--- begin ---
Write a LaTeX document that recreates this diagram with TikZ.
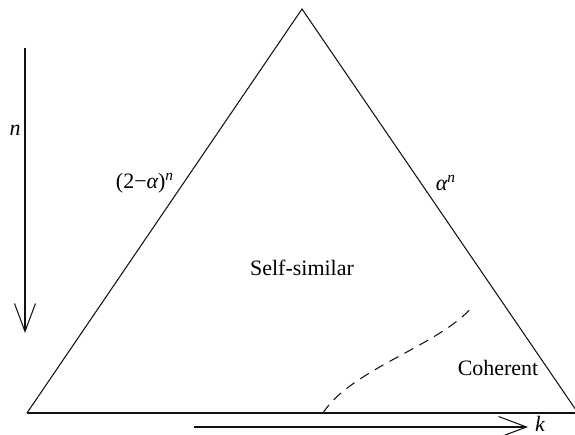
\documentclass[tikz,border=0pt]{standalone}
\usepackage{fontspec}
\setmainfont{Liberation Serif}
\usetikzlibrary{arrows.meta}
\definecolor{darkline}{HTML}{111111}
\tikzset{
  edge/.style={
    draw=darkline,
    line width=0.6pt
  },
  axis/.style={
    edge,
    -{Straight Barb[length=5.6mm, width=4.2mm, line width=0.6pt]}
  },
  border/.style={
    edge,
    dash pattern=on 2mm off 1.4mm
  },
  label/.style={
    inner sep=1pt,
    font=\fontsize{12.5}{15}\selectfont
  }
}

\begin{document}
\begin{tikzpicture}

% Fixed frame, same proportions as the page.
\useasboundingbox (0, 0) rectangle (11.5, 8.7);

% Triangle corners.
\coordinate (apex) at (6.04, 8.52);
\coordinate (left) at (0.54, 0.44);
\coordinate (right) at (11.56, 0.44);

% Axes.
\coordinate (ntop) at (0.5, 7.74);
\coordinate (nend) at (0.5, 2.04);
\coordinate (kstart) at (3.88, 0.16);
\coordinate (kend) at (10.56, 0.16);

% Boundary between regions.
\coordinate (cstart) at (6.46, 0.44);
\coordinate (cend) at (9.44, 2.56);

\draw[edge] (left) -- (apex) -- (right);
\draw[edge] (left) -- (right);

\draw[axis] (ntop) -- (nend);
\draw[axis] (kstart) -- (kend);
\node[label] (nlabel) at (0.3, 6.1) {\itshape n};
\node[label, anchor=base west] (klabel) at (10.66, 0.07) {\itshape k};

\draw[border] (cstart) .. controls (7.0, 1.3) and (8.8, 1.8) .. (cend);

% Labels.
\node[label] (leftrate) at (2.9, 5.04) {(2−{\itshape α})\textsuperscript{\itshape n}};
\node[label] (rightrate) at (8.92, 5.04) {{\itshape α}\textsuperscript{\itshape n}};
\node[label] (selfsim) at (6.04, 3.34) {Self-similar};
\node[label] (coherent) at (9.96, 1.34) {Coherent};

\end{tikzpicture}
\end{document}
--- end ---
Work to do | Without the pictures, please reproduce each line of the listing above exactly, from the first one through the line bearing "rectangle (11.5, 8.7);".

Task solution |
Write a LaTeX document that recreates this diagram with TikZ.
\documentclass[tikz,border=0pt]{standalone}
\usepackage{fontspec}
\setmainfont{Liberation Serif}
\usetikzlibrary{arrows.meta}
\definecolor{darkline}{HTML}{111111}
\tikzset{
  edge/.style={
    draw=darkline,
    line width=0.6pt
  },
  axis/.style={
    edge,
    -{Straight Barb[length=5.6mm, width=4.2mm, line width=0.6pt]}
  },
  border/.style={
    edge,
    dash pattern=on 2mm off 1.4mm
  },
  label/.style={
    inner sep=1pt,
    font=\fontsize{12.5}{15}\selectfont
  }
}

\begin{document}
\begin{tikzpicture}

% Fixed frame, same proportions as the page.
\useasboundingbox (0, 0) rectangle (11.5, 8.7);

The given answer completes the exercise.